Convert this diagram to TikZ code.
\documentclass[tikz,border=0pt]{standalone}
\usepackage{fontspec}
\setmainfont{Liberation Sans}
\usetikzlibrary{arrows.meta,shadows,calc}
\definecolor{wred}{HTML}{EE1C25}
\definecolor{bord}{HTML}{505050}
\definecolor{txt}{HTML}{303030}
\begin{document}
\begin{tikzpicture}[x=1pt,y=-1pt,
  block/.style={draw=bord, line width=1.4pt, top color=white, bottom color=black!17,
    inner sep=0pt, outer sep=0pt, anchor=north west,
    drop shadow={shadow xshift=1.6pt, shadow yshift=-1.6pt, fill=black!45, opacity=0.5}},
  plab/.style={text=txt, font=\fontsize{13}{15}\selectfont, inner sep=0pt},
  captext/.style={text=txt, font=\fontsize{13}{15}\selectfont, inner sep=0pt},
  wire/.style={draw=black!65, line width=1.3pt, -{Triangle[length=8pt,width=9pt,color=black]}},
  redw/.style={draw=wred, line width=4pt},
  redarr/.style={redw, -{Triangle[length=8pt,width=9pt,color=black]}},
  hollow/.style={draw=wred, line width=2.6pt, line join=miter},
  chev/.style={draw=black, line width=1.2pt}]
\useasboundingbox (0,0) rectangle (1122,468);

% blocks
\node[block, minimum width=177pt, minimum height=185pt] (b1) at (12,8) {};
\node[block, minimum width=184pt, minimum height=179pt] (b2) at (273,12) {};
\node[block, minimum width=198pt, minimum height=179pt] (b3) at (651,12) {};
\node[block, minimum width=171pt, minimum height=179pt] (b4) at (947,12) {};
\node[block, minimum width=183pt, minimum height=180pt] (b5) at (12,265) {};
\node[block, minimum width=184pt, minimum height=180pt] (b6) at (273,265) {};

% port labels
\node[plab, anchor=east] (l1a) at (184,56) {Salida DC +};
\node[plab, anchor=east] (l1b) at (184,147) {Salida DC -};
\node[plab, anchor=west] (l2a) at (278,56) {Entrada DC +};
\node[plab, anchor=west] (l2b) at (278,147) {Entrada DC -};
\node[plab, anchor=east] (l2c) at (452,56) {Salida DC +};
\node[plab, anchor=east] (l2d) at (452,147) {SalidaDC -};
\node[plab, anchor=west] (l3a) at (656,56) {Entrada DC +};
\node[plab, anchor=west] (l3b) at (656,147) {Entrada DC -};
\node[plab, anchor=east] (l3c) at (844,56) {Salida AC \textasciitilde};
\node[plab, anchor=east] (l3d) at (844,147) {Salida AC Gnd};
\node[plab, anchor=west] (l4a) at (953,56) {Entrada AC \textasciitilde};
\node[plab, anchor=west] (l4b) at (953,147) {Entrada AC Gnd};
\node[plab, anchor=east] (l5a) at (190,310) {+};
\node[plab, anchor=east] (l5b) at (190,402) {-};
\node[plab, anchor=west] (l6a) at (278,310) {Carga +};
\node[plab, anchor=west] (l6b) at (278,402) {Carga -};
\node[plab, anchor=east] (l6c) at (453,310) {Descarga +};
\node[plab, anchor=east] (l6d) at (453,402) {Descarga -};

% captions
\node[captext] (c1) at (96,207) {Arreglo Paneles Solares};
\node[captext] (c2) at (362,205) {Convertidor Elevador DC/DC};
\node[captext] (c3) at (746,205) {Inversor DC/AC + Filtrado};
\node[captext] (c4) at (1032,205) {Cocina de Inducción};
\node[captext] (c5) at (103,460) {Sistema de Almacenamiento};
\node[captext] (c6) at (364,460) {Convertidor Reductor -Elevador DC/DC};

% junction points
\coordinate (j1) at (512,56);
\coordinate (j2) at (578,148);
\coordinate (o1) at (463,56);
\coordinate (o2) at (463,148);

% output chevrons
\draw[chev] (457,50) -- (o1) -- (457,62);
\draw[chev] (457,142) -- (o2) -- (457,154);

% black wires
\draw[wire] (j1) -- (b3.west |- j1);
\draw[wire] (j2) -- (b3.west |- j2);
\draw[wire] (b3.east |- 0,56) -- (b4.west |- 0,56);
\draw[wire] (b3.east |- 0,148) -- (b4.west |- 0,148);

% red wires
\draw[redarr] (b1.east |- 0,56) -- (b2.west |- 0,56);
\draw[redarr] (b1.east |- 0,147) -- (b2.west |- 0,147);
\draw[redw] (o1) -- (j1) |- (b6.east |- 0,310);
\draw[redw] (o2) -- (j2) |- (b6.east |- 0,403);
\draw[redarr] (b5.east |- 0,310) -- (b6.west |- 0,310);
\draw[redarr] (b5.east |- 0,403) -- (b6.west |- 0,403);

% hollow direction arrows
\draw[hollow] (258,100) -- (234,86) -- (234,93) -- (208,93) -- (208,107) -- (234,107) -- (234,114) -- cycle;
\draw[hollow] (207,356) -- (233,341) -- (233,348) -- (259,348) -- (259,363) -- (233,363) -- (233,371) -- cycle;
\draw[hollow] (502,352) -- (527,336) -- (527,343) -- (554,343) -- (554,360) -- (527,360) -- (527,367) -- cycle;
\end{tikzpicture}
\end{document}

Your instructions —
Print again each line of the listing above, exactly as it appears.

The response —
Convert this diagram to TikZ code.
\documentclass[tikz,border=0pt]{standalone}
\usepackage{fontspec}
\setmainfont{Liberation Sans}
\usetikzlibrary{arrows.meta,shadows,calc}
\definecolor{wred}{HTML}{EE1C25}
\definecolor{bord}{HTML}{505050}
\definecolor{txt}{HTML}{303030}
\begin{document}
\begin{tikzpicture}[x=1pt,y=-1pt,
  block/.style={draw=bord, line width=1.4pt, top color=white, bottom color=black!17,
    inner sep=0pt, outer sep=0pt, anchor=north west,
    drop shadow={shadow xshift=1.6pt, shadow yshift=-1.6pt, fill=black!45, opacity=0.5}},
  plab/.style={text=txt, font=\fontsize{13}{15}\selectfont, inner sep=0pt},
  captext/.style={text=txt, font=\fontsize{13}{15}\selectfont, inner sep=0pt},
  wire/.style={draw=black!65, line width=1.3pt, -{Triangle[length=8pt,width=9pt,color=black]}},
  redw/.style={draw=wred, line width=4pt},
  redarr/.style={redw, -{Triangle[length=8pt,width=9pt,color=black]}},
  hollow/.style={draw=wred, line width=2.6pt, line join=miter},
  chev/.style={draw=black, line width=1.2pt}]
\useasboundingbox (0,0) rectangle (1122,468);

% blocks
\node[block, minimum width=177pt, minimum height=185pt] (b1) at (12,8) {};
\node[block, minimum width=184pt, minimum height=179pt] (b2) at (273,12) {};
\node[block, minimum width=198pt, minimum height=179pt] (b3) at (651,12) {};
\node[block, minimum width=171pt, minimum height=179pt] (b4) at (947,12) {};
\node[block, minimum width=183pt, minimum height=180pt] (b5) at (12,265) {};
\node[block, minimum width=184pt, minimum height=180pt] (b6) at (273,265) {};

% port labels
\node[plab, anchor=east] (l1a) at (184,56) {Salida DC +};
\node[plab, anchor=east] (l1b) at (184,147) {Salida DC -};
\node[plab, anchor=west] (l2a) at (278,56) {Entrada DC +};
\node[plab, anchor=west] (l2b) at (278,147) {Entrada DC -};
\node[plab, anchor=east] (l2c) at (452,56) {Salida DC +};
\node[plab, anchor=east] (l2d) at (452,147) {SalidaDC -};
\node[plab, anchor=west] (l3a) at (656,56) {Entrada DC +};
\node[plab, anchor=west] (l3b) at (656,147) {Entrada DC -};
\node[plab, anchor=east] (l3c) at (844,56) {Salida AC \textasciitilde};
\node[plab, anchor=east] (l3d) at (844,147) {Salida AC Gnd};
\node[plab, anchor=west] (l4a) at (953,56) {Entrada AC \textasciitilde};
\node[plab, anchor=west] (l4b) at (953,147) {Entrada AC Gnd};
\node[plab, anchor=east] (l5a) at (190,310) {+};
\node[plab, anchor=east] (l5b) at (190,402) {-};
\node[plab, anchor=west] (l6a) at (278,310) {Carga +};
\node[plab, anchor=west] (l6b) at (278,402) {Carga -};
\node[plab, anchor=east] (l6c) at (453,310) {Descarga +};
\node[plab, anchor=east] (l6d) at (453,402) {Descarga -};

% captions
\node[captext] (c1) at (96,207) {Arreglo Paneles Solares};
\node[captext] (c2) at (362,205) {Convertidor Elevador DC/DC};
\node[captext] (c3) at (746,205) {Inversor DC/AC + Filtrado};
\node[captext] (c4) at (1032,205) {Cocina de Inducción};
\node[captext] (c5) at (103,460) {Sistema de Almacenamiento};
\node[captext] (c6) at (364,460) {Convertidor Reductor -Elevador DC/DC};

% junction points
\coordinate (j1) at (512,56);
\coordinate (j2) at (578,148);
\coordinate (o1) at (463,56);
\coordinate (o2) at (463,148);

% output chevrons
\draw[chev] (457,50) -- (o1) -- (457,62);
\draw[chev] (457,142) -- (o2) -- (457,154);

% black wires
\draw[wire] (j1) -- (b3.west |- j1);
\draw[wire] (j2) -- (b3.west |- j2);
\draw[wire] (b3.east |- 0,56) -- (b4.west |- 0,56);
\draw[wire] (b3.east |- 0,148) -- (b4.west |- 0,148);

% red wires
\draw[redarr] (b1.east |- 0,56) -- (b2.west |- 0,56);
\draw[redarr] (b1.east |- 0,147) -- (b2.west |- 0,147);
\draw[redw] (o1) -- (j1) |- (b6.east |- 0,310);
\draw[redw] (o2) -- (j2) |- (b6.east |- 0,403);
\draw[redarr] (b5.east |- 0,310) -- (b6.west |- 0,310);
\draw[redarr] (b5.east |- 0,403) -- (b6.west |- 0,403);

% hollow direction arrows
\draw[hollow] (258,100) -- (234,86) -- (234,93) -- (208,93) -- (208,107) -- (234,107) -- (234,114) -- cycle;
\draw[hollow] (207,356) -- (233,341) -- (233,348) -- (259,348) -- (259,363) -- (233,363) -- (233,371) -- cycle;
\draw[hollow] (502,352) -- (527,336) -- (527,343) -- (554,343) -- (554,360) -- (527,360) -- (527,367) -- cycle;
\end{tikzpicture}
\end{document}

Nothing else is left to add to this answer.